• [What the task requires]
Transcribe the material in full. Nothing should differ except that the pictures are left out.

• [Data provided]

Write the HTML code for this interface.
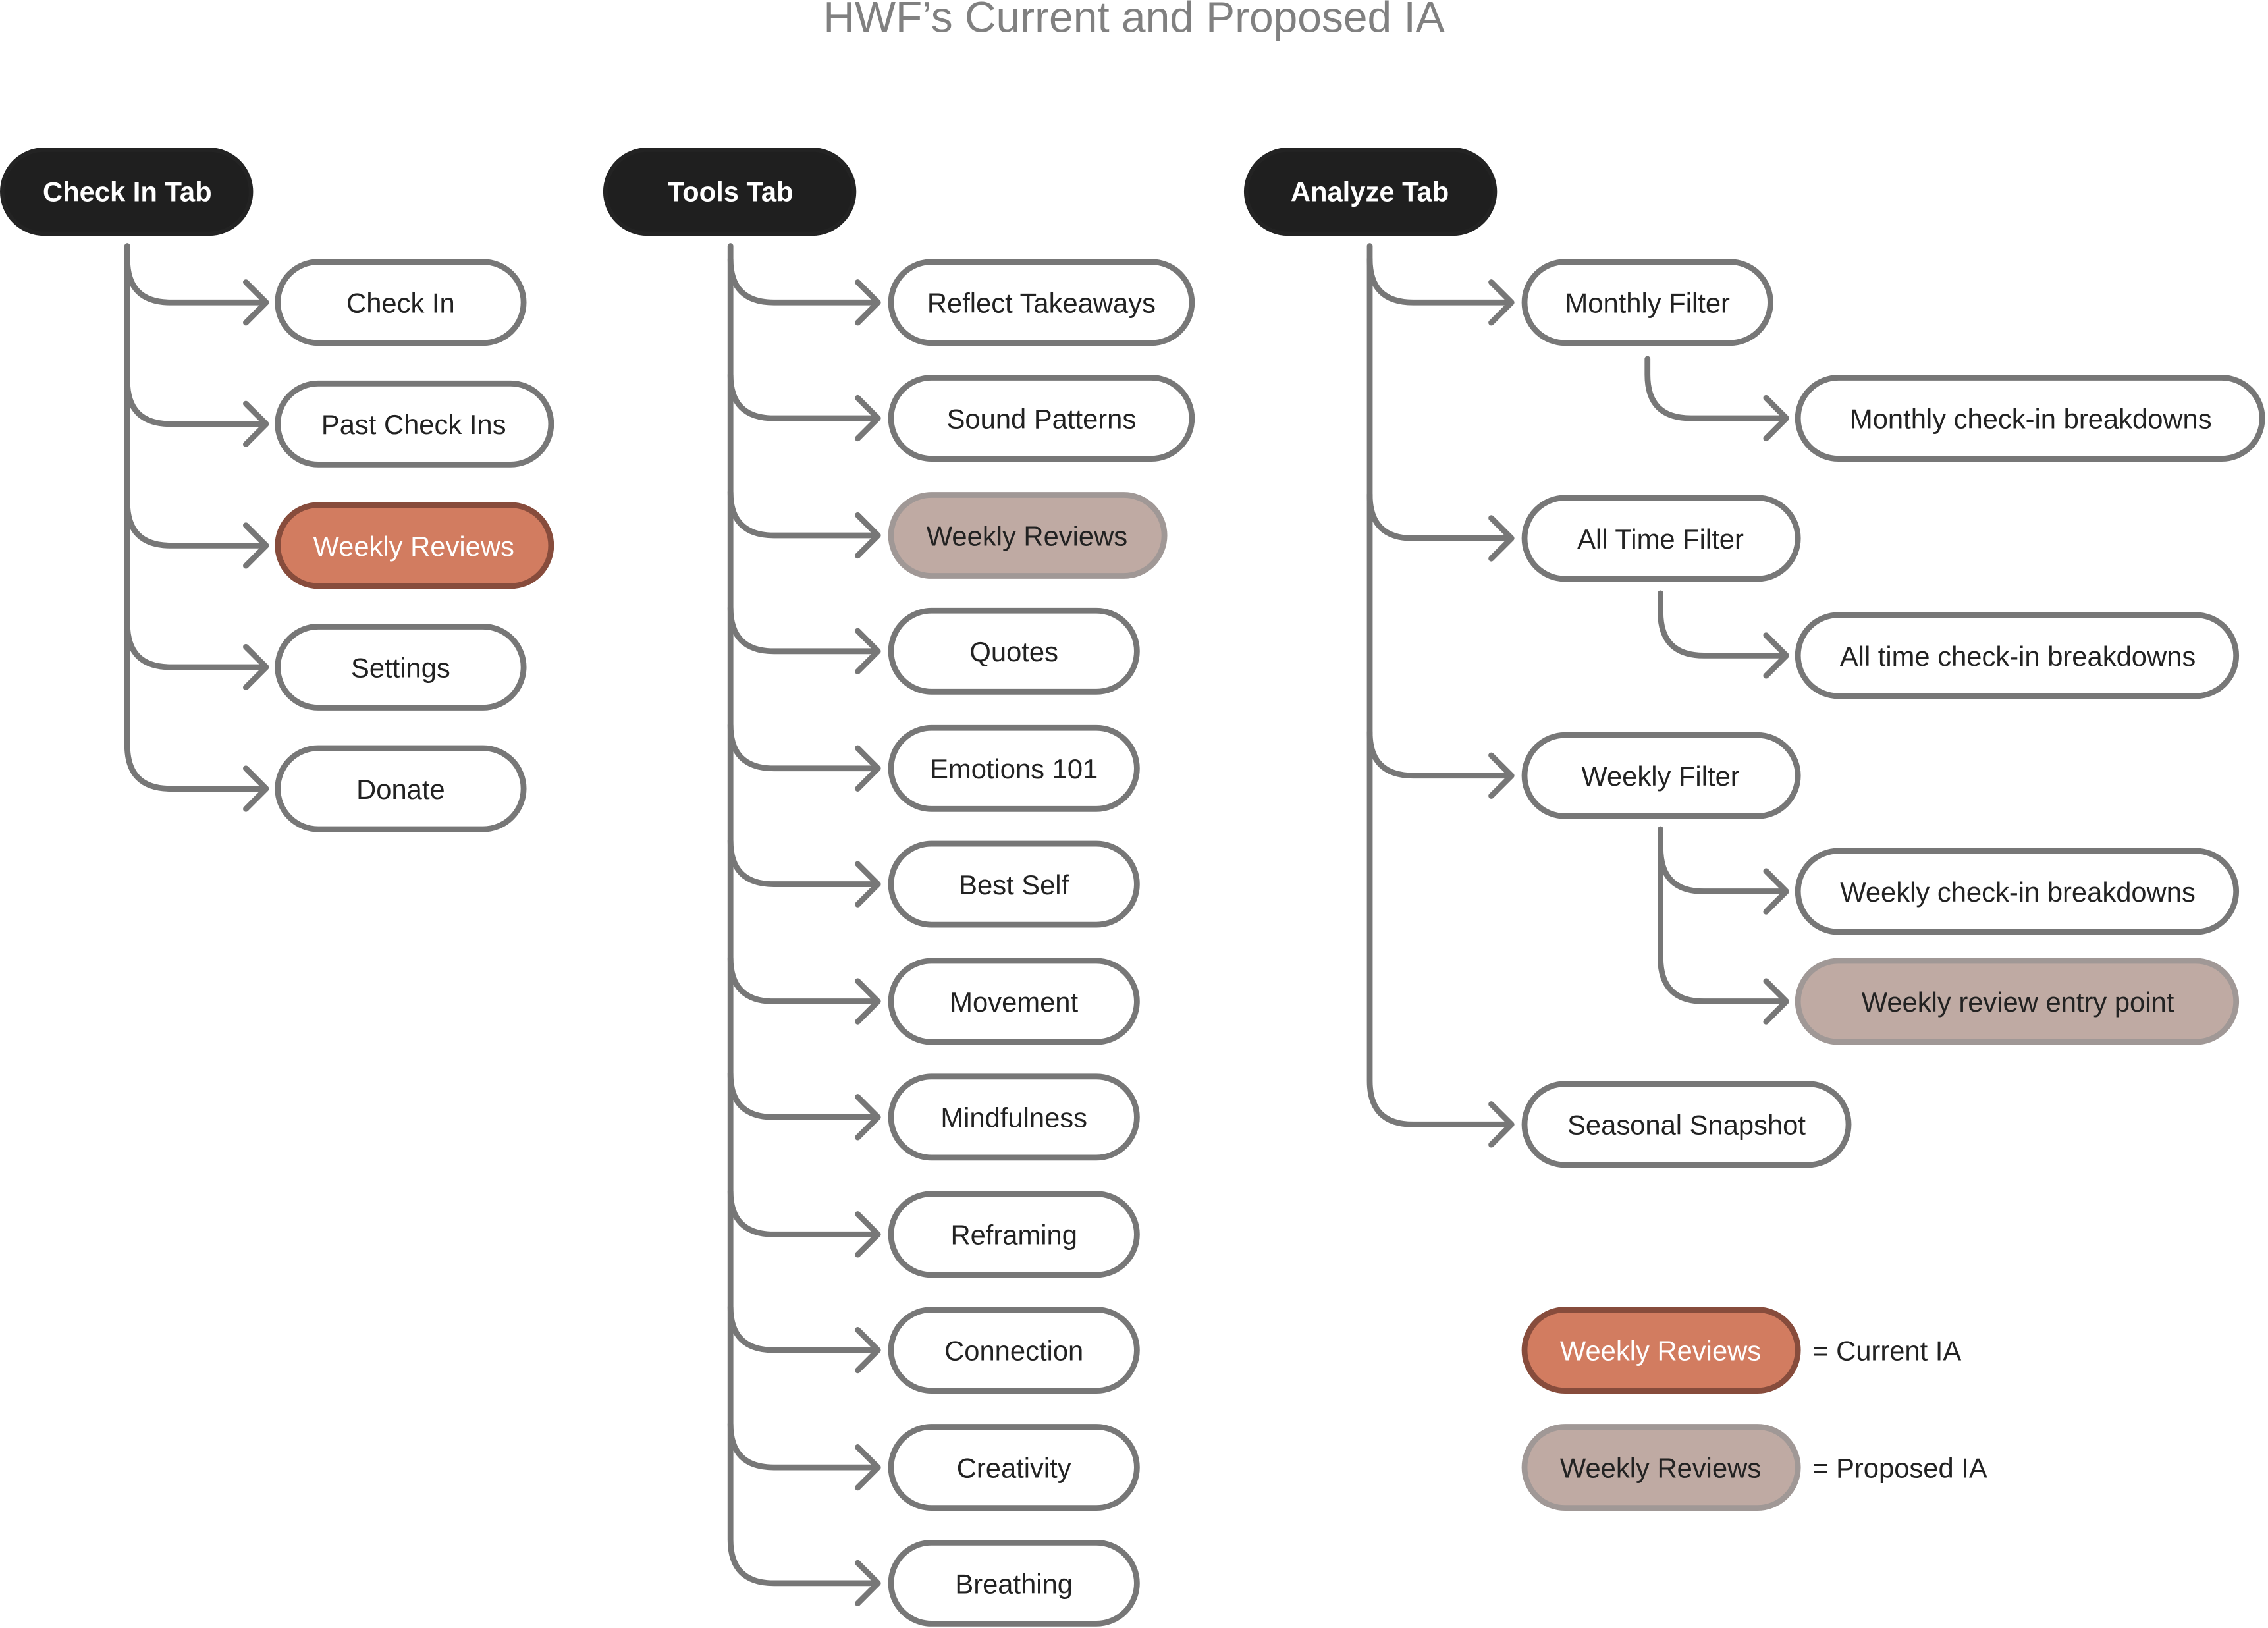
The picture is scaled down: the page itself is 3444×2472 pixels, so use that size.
<!DOCTYPE html>
<html><head><meta charset="utf-8"><style>
html,body{margin:0;padding:0;background:#fff;}
svg{display:block;width:3444px;height:2472px;}
text{font-family:"Liberation Sans",sans-serif;}
</style></head><body>
<svg viewBox="0 0 1568 1125" preserveAspectRatio="none" xmlns="http://www.w3.org/2000/svg">
<text x="784" y="22" text-anchor="middle" font-size="30" fill="#808080">HWF’s Current and Proposed IA</text>

<g fill="none" stroke="#777" stroke-width="4" stroke-linecap="round" stroke-linejoin="round">
<!-- col1 -->
<path d="M88 170 V515 Q88 545 118 545 H183"/>
<path d="M88 179 Q88 209 118 209 H183 M170 195 L184 209 L170 223"/>
<path d="M88 263 Q88 293 118 293 H183 M170 279 L184 293 L170 307"/>
<path d="M88 347 Q88 377 118 377 H183 M170 363 L184 377 L170 391"/>
<path d="M88 431 Q88 461 118 461 H183 M170 447 L184 461 L170 475"/>
<path d="M170 531 L184 545 L170 559"/>
<!-- col2 -->
<path d="M505 170 V1064 Q505 1094 535 1094 H606"/>
<path d="M505 179 Q505 209 535 209 H606 M593 195 L607 209 L593 223"/>
<path d="M505 259 Q505 289 535 289 H606 M593 275 L607 289 L593 303"/>
<path d="M505 340 Q505 370 535 370 H606 M593 356 L607 370 L593 384"/>
<path d="M505 420 Q505 450 535 450 H606 M593 436 L607 450 L593 464"/>
<path d="M505 501 Q505 531 535 531 H606 M593 517 L607 531 L593 545"/>
<path d="M505 581 Q505 611 535 611 H606 M593 597 L607 611 L593 625"/>
<path d="M505 662 Q505 692 535 692 H606 M593 678 L607 692 L593 706"/>
<path d="M505 742 Q505 772 535 772 H606 M593 758 L607 772 L593 786"/>
<path d="M505 823 Q505 853 535 853 H606 M593 839 L607 853 L593 867"/>
<path d="M505 903 Q505 933 535 933 H606 M593 919 L607 933 L593 947"/>
<path d="M505 984 Q505 1014 535 1014 H606 M593 1000 L607 1014 L593 1028"/>
<path d="M593 1080 L607 1094 L593 1108"/>
<!-- col3 -->
<path d="M947 170 V747 Q947 777 977 777 H1044"/>
<path d="M947 179 Q947 209 977 209 H1044 M1031 195 L1045 209 L1031 223"/>
<path d="M947 342 Q947 372 977 372 H1044 M1031 358 L1045 372 L1031 386"/>
<path d="M947 506 Q947 536 977 536 H1044 M1031 522 L1045 536 L1031 550"/>
<path d="M1031 763 L1045 777 L1031 791"/>
<!-- sub -->
<path d="M1139 248 V259 Q1139 289 1169 289 H1234 M1221 275 L1235 289 L1221 303"/>
<path d="M1148 410 V423 Q1148 453 1178 453 H1234 M1221 439 L1235 453 L1221 467"/>
<path d="M1148 573 V662 Q1148 692 1178 692 H1234 M1221 678 L1235 692 L1221 706"/>
<path d="M1148 586 Q1148 616 1178 616 H1234 M1221 602 L1235 616 L1221 630"/>
</g>

<!-- headers -->
<g fill="#1f1f1f" stroke="#232323" stroke-width="3">
<rect x="1.5" y="103.5" width="172" height="58" rx="29"/>
<rect x="418.5" y="103.5" width="172" height="58" rx="29"/>
<rect x="861.5" y="103.5" width="172" height="58" rx="29"/>
</g>
<g fill="#fff" font-size="19" font-weight="bold" text-anchor="middle">
<text x="88" y="139">Check In Tab</text>
<text x="505" y="139">Tools Tab</text>
<text x="947" y="139">Analyze Tab</text>
</g>

<!-- white boxes -->
<g fill="#fff" stroke="#777" stroke-width="4">
<rect x="192" y="181" width="170" height="56" rx="28"/>
<rect x="192" y="265" width="189" height="56" rx="28"/>
<rect x="192" y="433" width="170" height="56" rx="28"/>
<rect x="192" y="517" width="170" height="56" rx="28"/>

<rect x="616" y="181" width="208" height="56" rx="28"/>
<rect x="616" y="261" width="208" height="56" rx="28"/>
<rect x="616" y="422" width="170" height="56" rx="28"/>
<rect x="616" y="503" width="170" height="56" rx="28"/>
<rect x="616" y="583" width="170" height="56" rx="28"/>
<rect x="616" y="664" width="170" height="56" rx="28"/>
<rect x="616" y="744" width="170" height="56" rx="28"/>
<rect x="616" y="825" width="170" height="56" rx="28"/>
<rect x="616" y="905" width="170" height="56" rx="28"/>
<rect x="616" y="986" width="170" height="56" rx="28"/>
<rect x="616" y="1066" width="170" height="56" rx="28"/>

<rect x="1054" y="181" width="170" height="56" rx="28"/>
<rect x="1243" y="261" width="321" height="56" rx="28"/>
<rect x="1054" y="344" width="189" height="56" rx="28"/>
<rect x="1243" y="425" width="303" height="56" rx="28"/>
<rect x="1054" y="508" width="189" height="56" rx="28"/>
<rect x="1243" y="588" width="303" height="56" rx="28"/>
<rect x="1054" y="749" width="224" height="56" rx="28"/>
</g>

<!-- current -->
<g fill="#d27c60" stroke="#874c3c" stroke-width="4">
<rect x="192" y="349" width="189" height="56" rx="28"/>
<rect x="1054" y="905" width="189" height="56" rx="28"/>
</g>
<!-- proposed -->
<g fill="#bfaaa3" stroke="#a09896" stroke-width="4">
<rect x="616" y="342" width="189" height="56" rx="28"/>
<rect x="1243" y="664" width="303" height="56" rx="28"/>
<rect x="1054" y="986" width="189" height="56" rx="28"/>
</g>

<g fill="#222" font-size="19" text-anchor="middle">
<text x="277" y="216">Check In</text>
<text x="286" y="300">Past Check Ins</text>
<text x="277" y="468">Settings</text>
<text x="277" y="552">Donate</text>

<text x="720" y="216">Reflect Takeaways</text>
<text x="720" y="296">Sound Patterns</text>
<text x="710" y="377">Weekly Reviews</text>
<text x="701" y="457">Quotes</text>
<text x="701" y="538">Emotions 101</text>
<text x="701" y="618">Best Self</text>
<text x="701" y="699">Movement</text>
<text x="701" y="779">Mindfulness</text>
<text x="701" y="860">Reframing</text>
<text x="701" y="940">Connection</text>
<text x="701" y="1021">Creativity</text>
<text x="701" y="1101">Breathing</text>

<text x="1139" y="216">Monthly Filter</text>
<text x="1404" y="296">Monthly check-in breakdowns</text>
<text x="1148" y="379">All Time Filter</text>
<text x="1395" y="460">All time check-in breakdowns</text>
<text x="1148" y="543">Weekly Filter</text>
<text x="1395" y="623">Weekly check-in breakdowns</text>
<text x="1395" y="699">Weekly review entry point</text>
<text x="1166" y="784">Seasonal Snapshot</text>
<text x="1148" y="1021">Weekly Reviews</text>
</g>
<g fill="#fff" font-size="19" text-anchor="middle">
<text x="286" y="384">Weekly Reviews</text>
<text x="1148" y="940">Weekly Reviews</text>
</g>
<g fill="#222" font-size="19">
<text x="1253" y="940">= Current IA</text>
<text x="1253" y="1021">= Proposed IA</text>
</g>
</svg>
</body></html>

• [Exercise solution]
Write the HTML code for this interface.
The picture is scaled down: the page itself is 3444×2472 pixels, so use that size.
<!DOCTYPE html>
<html><head><meta charset="utf-8"><style>
html,body{margin:0;padding:0;background:#fff;}
svg{display:block;width:3444px;height:2472px;}
text{font-family:"Liberation Sans",sans-serif;}
</style></head><body>
<svg viewBox="0 0 1568 1125" preserveAspectRatio="none" xmlns="http://www.w3.org/2000/svg">
<text x="784" y="22" text-anchor="middle" font-size="30" fill="#808080">HWF’s Current and Proposed IA</text>

<g fill="none" stroke="#777" stroke-width="4" stroke-linecap="round" stroke-linejoin="round">
<!-- col1 -->
<path d="M88 170 V515 Q88 545 118 545 H183"/>
<path d="M88 179 Q88 209 118 209 H183 M170 195 L184 209 L170 223"/>
<path d="M88 263 Q88 293 118 293 H183 M170 279 L184 293 L170 307"/>
<path d="M88 347 Q88 377 118 377 H183 M170 363 L184 377 L170 391"/>
<path d="M88 431 Q88 461 118 461 H183 M170 447 L184 461 L170 475"/>
<path d="M170 531 L184 545 L170 559"/>
<!-- col2 -->
<path d="M505 170 V1064 Q505 1094 535 1094 H606"/>
<path d="M505 179 Q505 209 535 209 H606 M593 195 L607 209 L593 223"/>
<path d="M505 259 Q505 289 535 289 H606 M593 275 L607 289 L593 303"/>
<path d="M505 340 Q505 370 535 370 H606 M593 356 L607 370 L593 384"/>
<path d="M505 420 Q505 450 535 450 H606 M593 436 L607 450 L593 464"/>
<path d="M505 501 Q505 531 535 531 H606 M593 517 L607 531 L593 545"/>
<path d="M505 581 Q505 611 535 611 H606 M593 597 L607 611 L593 625"/>
<path d="M505 662 Q505 692 535 692 H606 M593 678 L607 692 L593 706"/>
<path d="M505 742 Q505 772 535 772 H606 M593 758 L607 772 L593 786"/>
<path d="M505 823 Q505 853 535 853 H606 M593 839 L607 853 L593 867"/>
<path d="M505 903 Q505 933 535 933 H606 M593 919 L607 933 L593 947"/>
<path d="M505 984 Q505 1014 535 1014 H606 M593 1000 L607 1014 L593 1028"/>
<path d="M593 1080 L607 1094 L593 1108"/>
<!-- col3 -->
<path d="M947 170 V747 Q947 777 977 777 H1044"/>
<path d="M947 179 Q947 209 977 209 H1044 M1031 195 L1045 209 L1031 223"/>
<path d="M947 342 Q947 372 977 372 H1044 M1031 358 L1045 372 L1031 386"/>
<path d="M947 506 Q947 536 977 536 H1044 M1031 522 L1045 536 L1031 550"/>
<path d="M1031 763 L1045 777 L1031 791"/>
<!-- sub -->
<path d="M1139 248 V259 Q1139 289 1169 289 H1234 M1221 275 L1235 289 L1221 303"/>
<path d="M1148 410 V423 Q1148 453 1178 453 H1234 M1221 439 L1235 453 L1221 467"/>
<path d="M1148 573 V662 Q1148 692 1178 692 H1234 M1221 678 L1235 692 L1221 706"/>
<path d="M1148 586 Q1148 616 1178 616 H1234 M1221 602 L1235 616 L1221 630"/>
</g>

<!-- headers -->
<g fill="#1f1f1f" stroke="#232323" stroke-width="3">
<rect x="1.5" y="103.5" width="172" height="58" rx="29"/>
<rect x="418.5" y="103.5" width="172" height="58" rx="29"/>
<rect x="861.5" y="103.5" width="172" height="58" rx="29"/>
</g>
<g fill="#fff" font-size="19" font-weight="bold" text-anchor="middle">
<text x="88" y="139">Check In Tab</text>
<text x="505" y="139">Tools Tab</text>
<text x="947" y="139">Analyze Tab</text>
</g>

<!-- white boxes -->
<g fill="#fff" stroke="#777" stroke-width="4">
<rect x="192" y="181" width="170" height="56" rx="28"/>
<rect x="192" y="265" width="189" height="56" rx="28"/>
<rect x="192" y="433" width="170" height="56" rx="28"/>
<rect x="192" y="517" width="170" height="56" rx="28"/>

<rect x="616" y="181" width="208" height="56" rx="28"/>
<rect x="616" y="261" width="208" height="56" rx="28"/>
<rect x="616" y="422" width="170" height="56" rx="28"/>
<rect x="616" y="503" width="170" height="56" rx="28"/>
<rect x="616" y="583" width="170" height="56" rx="28"/>
<rect x="616" y="664" width="170" height="56" rx="28"/>
<rect x="616" y="744" width="170" height="56" rx="28"/>
<rect x="616" y="825" width="170" height="56" rx="28"/>
<rect x="616" y="905" width="170" height="56" rx="28"/>
<rect x="616" y="986" width="170" height="56" rx="28"/>
<rect x="616" y="1066" width="170" height="56" rx="28"/>

<rect x="1054" y="181" width="170" height="56" rx="28"/>
<rect x="1243" y="261" width="321" height="56" rx="28"/>
<rect x="1054" y="344" width="189" height="56" rx="28"/>
<rect x="1243" y="425" width="303" height="56" rx="28"/>
<rect x="1054" y="508" width="189" height="56" rx="28"/>
<rect x="1243" y="588" width="303" height="56" rx="28"/>
<rect x="1054" y="749" width="224" height="56" rx="28"/>
</g>

<!-- current -->
<g fill="#d27c60" stroke="#874c3c" stroke-width="4">
<rect x="192" y="349" width="189" height="56" rx="28"/>
<rect x="1054" y="905" width="189" height="56" rx="28"/>
</g>
<!-- proposed -->
<g fill="#bfaaa3" stroke="#a09896" stroke-width="4">
<rect x="616" y="342" width="189" height="56" rx="28"/>
<rect x="1243" y="664" width="303" height="56" rx="28"/>
<rect x="1054" y="986" width="189" height="56" rx="28"/>
</g>

<g fill="#222" font-size="19" text-anchor="middle">
<text x="277" y="216">Check In</text>
<text x="286" y="300">Past Check Ins</text>
<text x="277" y="468">Settings</text>
<text x="277" y="552">Donate</text>

<text x="720" y="216">Reflect Takeaways</text>
<text x="720" y="296">Sound Patterns</text>
<text x="710" y="377">Weekly Reviews</text>
<text x="701" y="457">Quotes</text>
<text x="701" y="538">Emotions 101</text>
<text x="701" y="618">Best Self</text>
<text x="701" y="699">Movement</text>
<text x="701" y="779">Mindfulness</text>
<text x="701" y="860">Reframing</text>
<text x="701" y="940">Connection</text>
<text x="701" y="1021">Creativity</text>
<text x="701" y="1101">Breathing</text>

<text x="1139" y="216">Monthly Filter</text>
<text x="1404" y="296">Monthly check-in breakdowns</text>
<text x="1148" y="379">All Time Filter</text>
<text x="1395" y="460">All time check-in breakdowns</text>
<text x="1148" y="543">Weekly Filter</text>
<text x="1395" y="623">Weekly check-in breakdowns</text>
<text x="1395" y="699">Weekly review entry point</text>
<text x="1166" y="784">Seasonal Snapshot</text>
<text x="1148" y="1021">Weekly Reviews</text>
</g>
<g fill="#fff" font-size="19" text-anchor="middle">
<text x="286" y="384">Weekly Reviews</text>
<text x="1148" y="940">Weekly Reviews</text>
</g>
<g fill="#222" font-size="19">
<text x="1253" y="940">= Current IA</text>
<text x="1253" y="1021">= Proposed IA</text>
</g>
</svg>
</body></html>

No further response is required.